The rupee resumed higher at 63.20 a dollar from previous close of 63.38 at the Interbank Foreign Exchange (Forex) market and improved further to a high of 62.92 on initial firm domestic stocks and continued dollar selling by exporters.
But, weakness in local equities and renewed dollar demand from importers weighed on the rupee and fell back to a low of 63.97 before recovering some ground to conclude at 63.50, a net fall of 12 paise or 0.19 per cent. In last five days, it had jumped by 425 paise or 6.28 per cent.
The benchmark Sensex on Thursday tumbled by 215.57 points, or 1.08 per cent, even as FIIs continued their buying spree and infused Rs 586.50 crore on Wednesday.
The dollar index, a gauge of six major global rivals, was almost stable.

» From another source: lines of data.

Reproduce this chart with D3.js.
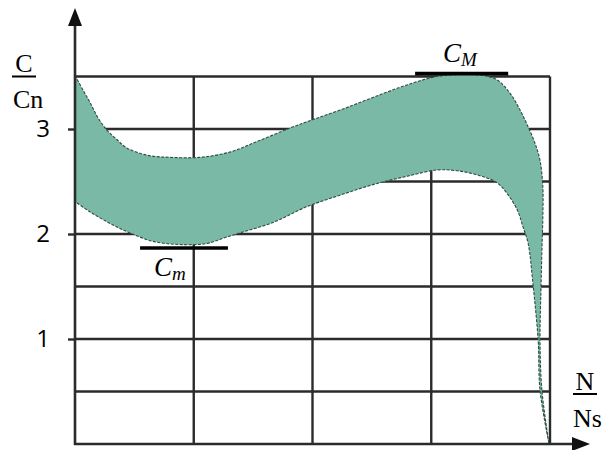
<!DOCTYPE html>
<html>
<head>
<meta charset="utf-8">
<script src="https://cdn.jsdelivr.net/npm/d3@7"></script>
<style>
  html, body { margin: 0; padding: 0; background: #fff; }
  svg { display: block; }
</style>
</head>
<body>
<svg id="chart" width="609" height="450"></svg>
<script>
// Torque band C/Cn against speed N/Ns: upper and lower limiting curves
const upperN = [0, 0.017, 0.032, 0.048, 0.067, 0.088, 0.109, 0.152, 0.2, 0.263, 0.326, 0.383, 0.453, 0.501, 0.558, 0.627, 0.699, 0.762, 0.821, 0.859, 0.888, 0.916, 0.937, 0.954, 0.968, 0.979, 0.985, 0.985, 0.983, 0.981, 0.979, 0.983, 0.998];
const upperC = [3.51, 3.37, 3.25, 3.11, 2.99, 2.90, 2.82, 2.75, 2.73, 2.73, 2.78, 2.88, 3.01, 3.09, 3.18, 3.30, 3.42, 3.50, 3.52, 3.51, 3.47, 3.34, 3.18, 3.02, 2.87, 2.70, 2.44, 2.18, 1.85, 1.47, 0.99, 0.51, 0.0];
const lowerN = [0, 0.032, 0.074, 0.116, 0.164, 0.221, 0.278, 0.312, 0.347, 0.417, 0.488, 0.558, 0.627, 0.699, 0.762, 0.8, 0.832, 0.863, 0.888, 0.909, 0.931, 0.943, 0.954, 0.964, 0.975, 0.979, 0.998];
const lowerC = [2.31, 2.21, 2.10, 2.01, 1.93, 1.90, 1.91, 1.96, 2.01, 2.11, 2.26, 2.37, 2.47, 2.55, 2.61, 2.605, 2.58, 2.54, 2.49, 2.39, 2.23, 2.07, 1.91, 1.53, 0.99, 0.51, 0.0];

// Axis ticks and grid
const yTickValues = [1, 2, 3];
const yGridValues = [0.5, 1, 1.5, 2, 2.5, 3, 3.5];
const xGridValues = [0.25, 0.5, 0.75, 1];

// Maximum and minimum torque markers: [start N, end N, C]
const maxMarker = [0.716, 0.912, 3.527];
const minMarker = [0.137, 0.322, 1.867];

const svg = d3.select("#chart");
const x = d3.scaleLinear().domain([0, 1]).range([75, 550]);
const y = d3.scaleLinear().domain([0, 3.5]).range([444, 76.5]);

const lineColor = "#2b2b2b";

// grid
const grid = svg.append("g");
grid.selectAll("line.h").data(yGridValues).join("line")
  .attr("x1", x(0)).attr("x2", x(1))
  .attr("y1", d => y(d)).attr("y2", d => y(d))
  .attr("stroke", lineColor).attr("stroke-width", 2.4);
grid.selectAll("line.v").data(xGridValues).join("line")
  .attr("x1", d => x(d)).attr("x2", d => x(d))
  .attr("y1", y(0)).attr("y2", y(3.5))
  .attr("stroke", lineColor).attr("stroke-width", 2.4);

// y axis ticks and labels
const yAxis = d3.axisLeft(y).tickValues(yTickValues).tickSize(7).tickPadding(18).tickFormat(d3.format("d"));
const ya = svg.append("g").attr("transform", `translate(${x(0)},0)`).call(yAxis);
ya.select(".domain").remove();
ya.selectAll(".tick line").attr("stroke", lineColor).attr("stroke-width", 2.4);
ya.selectAll(".tick text")
  .attr("font-family", "'Open Sans', sans-serif")
  .attr("font-size", 24).attr("fill", "#000");

// torque band
const pts = (ns, cs) => ns.map((n, i) => [x(n), y(cs[i])]);
const up = pts(upperN, upperC);
const lo = pts(lowerN, lowerC).reverse();
const curve = d3.line().curve(d3.curveCatmullRom.alpha(0.5));
const bandPath = curve(up) + "L" + curve(lo).slice(1) + "Z";
svg.append("path")
  .attr("d", bandPath)
  .attr("fill", "#79b9a6")
  .attr("stroke", "#2f4a43")
  .attr("stroke-width", 1.1)
  .attr("stroke-dasharray", "3 1.5");

// axes with arrows
svg.append("line")
  .attr("x1", x(0)).attr("x2", x(0)).attr("y1", y(0) + 1).attr("y2", 20)
  .attr("stroke", lineColor).attr("stroke-width", 2.6);
svg.append("path")
  .attr("d", `M${x(0)},8 L${x(0) - 7},26 L${x(0) + 7},26 Z`)
  .attr("fill", "#111");
svg.append("line")
  .attr("x1", x(0) - 1).attr("x2", 578).attr("y1", y(0)).attr("y2", y(0))
  .attr("stroke", lineColor).attr("stroke-width", 2.6);
svg.append("path")
  .attr("d", `M590,${y(0)} L572,${y(0) - 7} L572,${y(0) + 7} Z`)
  .attr("fill", "#111");

// max / min markers
svg.append("line")
  .attr("x1", x(maxMarker[0])).attr("x2", x(maxMarker[1]))
  .attr("y1", y(maxMarker[2])).attr("y2", y(maxMarker[2]))
  .attr("stroke", "#000").attr("stroke-width", 3.6);
svg.append("line")
  .attr("x1", x(minMarker[0])).attr("x2", x(minMarker[1]))
  .attr("y1", y(minMarker[2])).attr("y2", y(minMarker[2]))
  .attr("stroke", "#000").attr("stroke-width", 3.6);

const serif = "'Liberation Serif', 'Times New Roman', serif";
const tM = svg.append("text").attr("x", 443).attr("y", 62)
  .attr("font-family", serif).attr("font-style", "italic").attr("font-size", 27).attr("fill", "#000");
tM.append("tspan").text("C");
tM.append("tspan").attr("font-size", 19).attr("dy", 4).text("M");

const tm = svg.append("text").attr("x", 154).attr("y", 276)
  .attr("font-family", serif).attr("font-style", "italic").attr("font-size", 27).attr("fill", "#000");
tm.append("tspan").text("C");
tm.append("tspan").attr("font-size", 19).attr("dy", 4).text("m");

// axis titles
svg.append("text").attr("x", 24).attr("y", 72).attr("text-anchor", "middle")
  .attr("font-family", serif).attr("font-size", 26).text("C");
svg.append("line").attr("x1", 12).attr("x2", 36).attr("y1", 76.5).attr("y2", 76.5)
  .attr("stroke", "#000").attr("stroke-width", 2);
svg.append("text").attr("x", 13).attr("y", 108)
  .attr("font-family", serif).attr("font-size", 26).text("Cn");

svg.append("text").attr("x", 585).attr("y", 390).attr("text-anchor", "middle")
  .attr("font-family", serif).attr("font-size", 26).text("N");
svg.append("line").attr("x1", 573).attr("x2", 597).attr("y1", 394).attr("y2", 394)
  .attr("stroke", "#000").attr("stroke-width", 2);
svg.append("text").attr("x", 573).attr("y", 427)
  .attr("font-family", serif).attr("font-size", 26).text("Ns");
</script>
</body>
</html>
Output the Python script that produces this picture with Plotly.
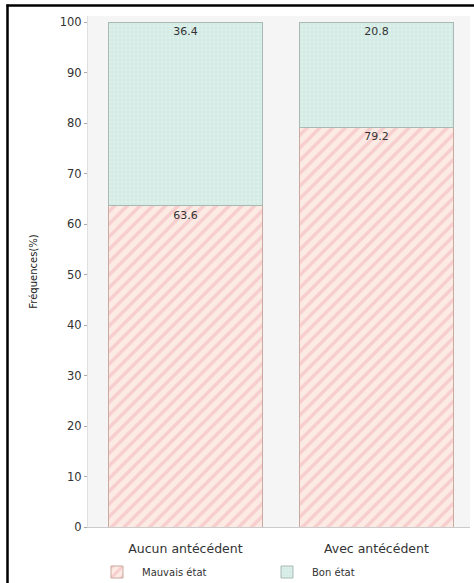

Pramit Brahmbhatt, CEO, Alpari Financial Services (India) said: "Today spot Rupee depreciated taking cues from negative local equity market which closed weak. Today the government will release July factory data and August retail inflation data after market hours. The outcome of data will help rupee to choose the road ahead. If the figures released in the data are better than the forecast then expect Rupee to open strongly tomorrow. The trading range for the spot USD INR pair is expected to be within 63.00 to 64.50."